Criminali o persone che hanno commesso un crimine? La differenza è sostanziale. Di ciò che passa tra le due categorie Gianluigi Nuzzi ha chiesto al direttore del carcere di Bollate, Giorgio Leggieri: “Condivido pienamente questo approccio che focalizza l'attenzione sulla persona e sul comportamento deviante messo in atto più che sull'etichetta di deviante attribuitagli dalla reazione che un certo contesto sociale, in un determinato momento storico, può avere nei confronti del fatto reato commesso”. Insomma, non ci sono criminali “per natura”. Ciò che conta è l’ambiente che circonda i detenuti. In Italia, poi, si “oscilla perennemente tra due culture contrapposte: quella del ‘garantismo’ a favore del primato delle garanzie individuali e dei diritti individuali e quella del ‘giustizialismo’ a favore del primato della potestà punitiva dello Stato a discapito dei diritti di libertà della persona”. Ciò produce “Un conflitto insanabile tra due istanze che finisce con il mortificare sia la funzione principale e fondativa del processo penale che è quella di accertare la responsabilità di un fatto criminale sia la funzione rieducativa della pena detentiva gestita dall'Amministrazione Penitenziaria, a favore piuttosto di aspettative satisfattorie che pongono reo e Stato sullo stesso piano: quando così non è”. E al centro, dice ancora il direttore Leggieri nell’intervista a La Stampa, c’è la tutela della vittima, che deve essere perseguita attraverso in primis un giusto processo e successivamente attraverso una pena ‘utile’ che per essere tale deve innescare un processo di cambiamento della persona”. Certi delitti, però, sono decisamente imprevedibili.

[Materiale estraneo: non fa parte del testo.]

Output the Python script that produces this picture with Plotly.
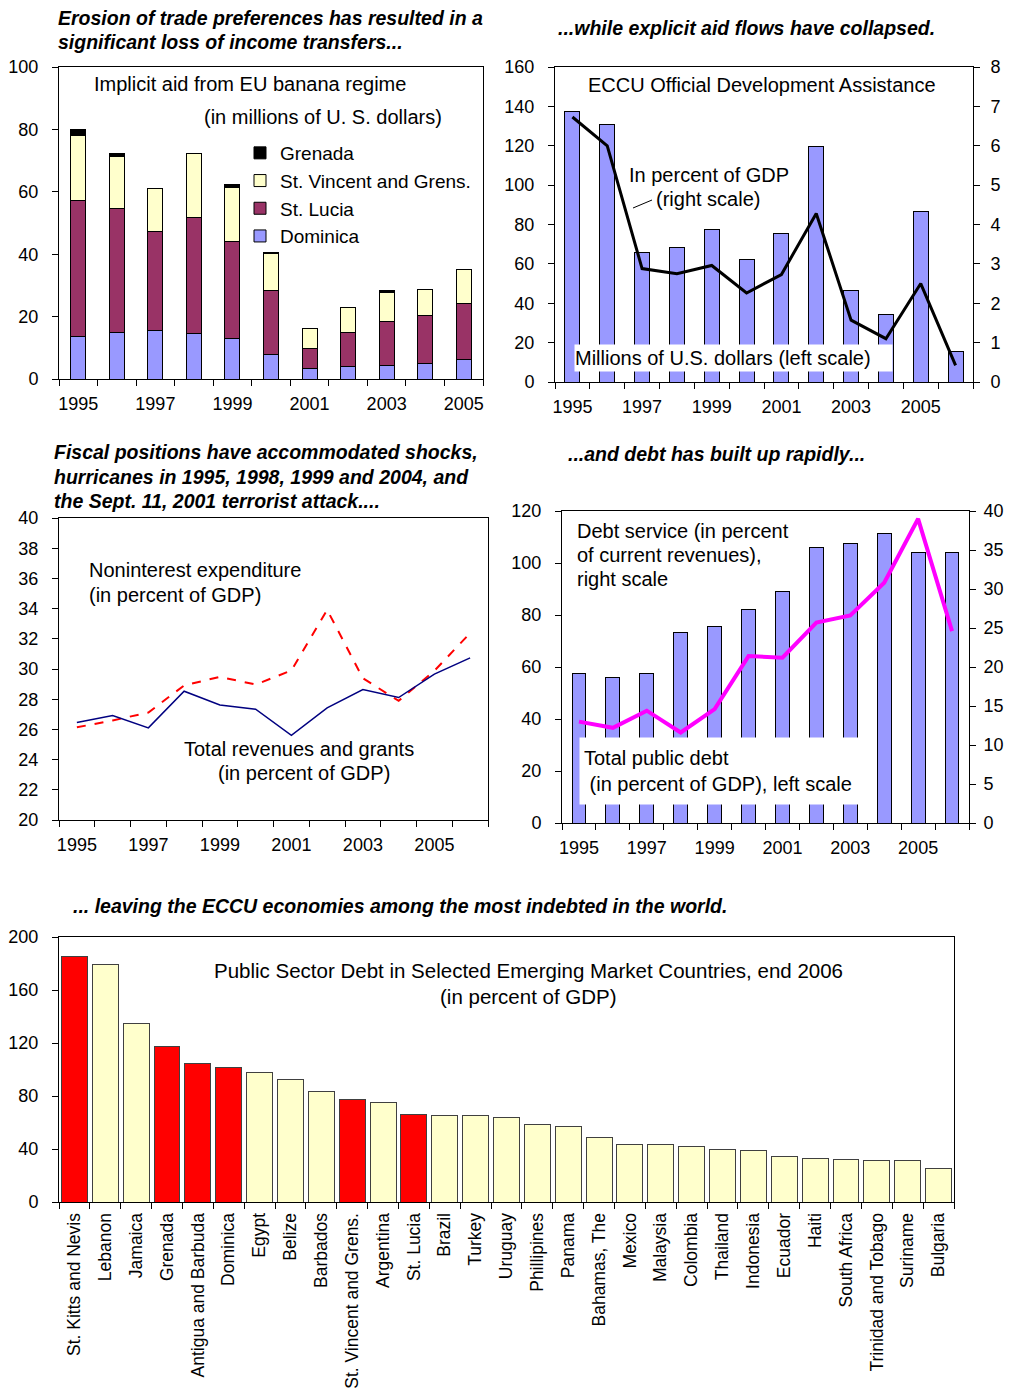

Il riferimento di Nuzzi è al caso di Emanuele De Maria, accusato dell'omicidio di Chamila Wijesuriya e di aver provato ad uccidere Hani Nasr. De Maria si è poi suicidato buttandosi dal Duomo di Milano.

Ci sono dei parametri che caratterizzano il “modello Bollate” e sono il “tempo di apertura delle camere per almeno dieci ore al giorno. Valorizzazione dei contenuti del tempo di apertura con lo sviluppo di attività articolate nell'arco della giornata. Accessibilità in autonomia a spazi comuni con specifica destinazione d'uso. Target di popolazione detenuta assegnata e quindi solo ‘condannati con sentenza passata ingiudicato’, provenienti da altri istituti e non direttamente dalla libertà - e comunque dopo essere stati valutatati come idonei nell'istituto di provenienza per seguire percorsi più strutturati gestiti con una soglia maggiore di autonomia e responsabilizzazione”. I dati preoccupanti sono l’aumento di presenza di detenuti della fascia tra i 18 e i 25 anni. Persone che necessitano di “un'offerta formativa e lavorativa mirata, una strategia trattamentale in grado di sollecitarne risposte costruttive, anche con l'ausilio dell'intervento tra ‘pari’ con detenuti adulti che svolgono il ruolo di supporter”.